- EXTRACTED ENTRIES -
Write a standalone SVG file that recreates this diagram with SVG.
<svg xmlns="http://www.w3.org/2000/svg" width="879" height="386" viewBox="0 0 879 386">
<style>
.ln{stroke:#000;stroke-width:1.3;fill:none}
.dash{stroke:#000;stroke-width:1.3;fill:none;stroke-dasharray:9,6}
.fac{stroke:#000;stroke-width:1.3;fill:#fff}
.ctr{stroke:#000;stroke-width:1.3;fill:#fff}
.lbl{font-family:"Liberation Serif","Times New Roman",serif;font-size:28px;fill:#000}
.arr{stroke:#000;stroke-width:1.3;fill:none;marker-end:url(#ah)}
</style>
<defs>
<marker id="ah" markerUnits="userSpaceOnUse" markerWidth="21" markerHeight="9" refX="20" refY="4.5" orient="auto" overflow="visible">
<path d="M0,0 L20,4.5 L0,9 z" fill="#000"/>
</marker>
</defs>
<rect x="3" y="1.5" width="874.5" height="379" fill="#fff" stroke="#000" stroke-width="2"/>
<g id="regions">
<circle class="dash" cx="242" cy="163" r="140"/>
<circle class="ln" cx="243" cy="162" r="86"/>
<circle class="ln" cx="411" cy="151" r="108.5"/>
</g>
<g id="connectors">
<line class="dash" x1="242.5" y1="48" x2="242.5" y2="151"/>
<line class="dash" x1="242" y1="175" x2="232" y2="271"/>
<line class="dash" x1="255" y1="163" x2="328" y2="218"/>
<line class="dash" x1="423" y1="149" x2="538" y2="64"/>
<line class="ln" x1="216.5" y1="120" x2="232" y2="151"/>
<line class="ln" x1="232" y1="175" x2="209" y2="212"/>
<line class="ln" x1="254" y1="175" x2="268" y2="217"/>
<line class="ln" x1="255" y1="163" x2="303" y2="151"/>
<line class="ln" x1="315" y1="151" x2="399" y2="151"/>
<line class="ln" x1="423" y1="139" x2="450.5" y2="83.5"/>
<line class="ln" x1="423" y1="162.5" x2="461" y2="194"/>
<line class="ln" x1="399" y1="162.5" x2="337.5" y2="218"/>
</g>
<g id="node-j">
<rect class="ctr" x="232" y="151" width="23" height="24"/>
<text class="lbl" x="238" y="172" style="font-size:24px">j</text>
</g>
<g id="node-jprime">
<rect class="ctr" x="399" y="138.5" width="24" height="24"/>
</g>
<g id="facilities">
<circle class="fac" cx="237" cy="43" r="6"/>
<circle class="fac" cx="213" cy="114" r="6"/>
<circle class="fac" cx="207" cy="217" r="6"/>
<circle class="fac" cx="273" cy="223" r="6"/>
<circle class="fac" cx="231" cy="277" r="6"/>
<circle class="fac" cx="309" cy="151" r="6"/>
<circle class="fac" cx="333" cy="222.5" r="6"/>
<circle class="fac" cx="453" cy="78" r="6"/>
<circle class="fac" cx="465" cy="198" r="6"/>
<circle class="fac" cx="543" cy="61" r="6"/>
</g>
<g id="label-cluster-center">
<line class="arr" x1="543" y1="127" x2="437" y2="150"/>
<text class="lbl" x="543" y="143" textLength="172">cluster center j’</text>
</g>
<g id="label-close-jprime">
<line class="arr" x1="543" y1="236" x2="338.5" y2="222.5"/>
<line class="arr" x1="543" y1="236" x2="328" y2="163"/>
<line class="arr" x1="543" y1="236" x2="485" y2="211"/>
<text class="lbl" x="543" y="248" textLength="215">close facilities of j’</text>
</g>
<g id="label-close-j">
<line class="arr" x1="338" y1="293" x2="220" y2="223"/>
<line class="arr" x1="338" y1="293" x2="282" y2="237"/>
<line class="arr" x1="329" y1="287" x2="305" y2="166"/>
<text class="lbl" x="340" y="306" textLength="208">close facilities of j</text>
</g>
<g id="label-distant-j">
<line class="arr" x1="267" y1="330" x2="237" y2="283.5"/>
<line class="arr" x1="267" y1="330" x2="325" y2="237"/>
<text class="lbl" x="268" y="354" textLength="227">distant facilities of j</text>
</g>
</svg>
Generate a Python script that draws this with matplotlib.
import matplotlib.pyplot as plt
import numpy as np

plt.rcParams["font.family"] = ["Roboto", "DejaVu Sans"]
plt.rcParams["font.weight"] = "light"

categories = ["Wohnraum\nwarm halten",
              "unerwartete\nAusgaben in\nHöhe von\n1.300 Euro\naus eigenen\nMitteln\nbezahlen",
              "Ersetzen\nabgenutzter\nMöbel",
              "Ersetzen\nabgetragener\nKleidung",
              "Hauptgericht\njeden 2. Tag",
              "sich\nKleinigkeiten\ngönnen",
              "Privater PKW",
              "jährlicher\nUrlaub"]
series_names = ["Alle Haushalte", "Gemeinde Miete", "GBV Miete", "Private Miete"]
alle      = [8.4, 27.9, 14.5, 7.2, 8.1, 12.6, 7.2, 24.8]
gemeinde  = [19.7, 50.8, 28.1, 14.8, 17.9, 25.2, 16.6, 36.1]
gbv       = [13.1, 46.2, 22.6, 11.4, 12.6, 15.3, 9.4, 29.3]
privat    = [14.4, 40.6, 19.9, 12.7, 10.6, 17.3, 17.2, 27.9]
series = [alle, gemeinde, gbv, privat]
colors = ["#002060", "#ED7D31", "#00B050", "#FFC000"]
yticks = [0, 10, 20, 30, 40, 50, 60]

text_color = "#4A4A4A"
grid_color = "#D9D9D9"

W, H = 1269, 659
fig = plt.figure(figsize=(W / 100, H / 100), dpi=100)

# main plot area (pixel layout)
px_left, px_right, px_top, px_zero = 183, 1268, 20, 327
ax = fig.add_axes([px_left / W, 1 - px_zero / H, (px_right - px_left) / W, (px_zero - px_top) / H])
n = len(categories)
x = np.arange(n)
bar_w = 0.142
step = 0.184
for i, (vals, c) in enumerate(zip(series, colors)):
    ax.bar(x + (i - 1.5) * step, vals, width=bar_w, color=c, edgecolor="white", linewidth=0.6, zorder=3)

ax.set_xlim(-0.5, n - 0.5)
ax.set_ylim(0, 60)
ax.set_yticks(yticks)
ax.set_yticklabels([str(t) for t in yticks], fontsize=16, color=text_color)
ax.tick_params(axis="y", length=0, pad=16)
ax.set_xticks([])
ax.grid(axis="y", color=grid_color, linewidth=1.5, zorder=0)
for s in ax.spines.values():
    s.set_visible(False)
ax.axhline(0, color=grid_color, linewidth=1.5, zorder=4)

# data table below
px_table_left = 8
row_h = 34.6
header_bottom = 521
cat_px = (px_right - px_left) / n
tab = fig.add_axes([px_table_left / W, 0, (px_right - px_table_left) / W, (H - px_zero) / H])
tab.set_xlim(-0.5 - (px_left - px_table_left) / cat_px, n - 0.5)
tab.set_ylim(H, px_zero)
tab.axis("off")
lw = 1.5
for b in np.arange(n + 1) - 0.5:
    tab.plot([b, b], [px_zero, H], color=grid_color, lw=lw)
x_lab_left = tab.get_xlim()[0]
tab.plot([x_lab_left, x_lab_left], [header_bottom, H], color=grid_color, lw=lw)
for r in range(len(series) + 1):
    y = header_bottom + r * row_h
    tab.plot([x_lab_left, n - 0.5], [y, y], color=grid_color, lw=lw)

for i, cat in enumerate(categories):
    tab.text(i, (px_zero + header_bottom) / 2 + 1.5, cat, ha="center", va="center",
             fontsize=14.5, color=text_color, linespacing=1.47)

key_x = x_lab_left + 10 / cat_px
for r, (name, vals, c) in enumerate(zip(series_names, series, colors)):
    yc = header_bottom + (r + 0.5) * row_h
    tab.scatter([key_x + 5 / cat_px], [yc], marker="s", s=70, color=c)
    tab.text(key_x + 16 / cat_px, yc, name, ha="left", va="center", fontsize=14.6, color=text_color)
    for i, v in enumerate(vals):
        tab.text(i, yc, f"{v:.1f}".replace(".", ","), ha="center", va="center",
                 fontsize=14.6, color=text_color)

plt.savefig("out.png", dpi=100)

- WHAT THIS TASK INVOLVES -
Report how many lines of the entries hold the word "matplotlib". Nothing else is needed.

- EXERCISE SOLUTION -
2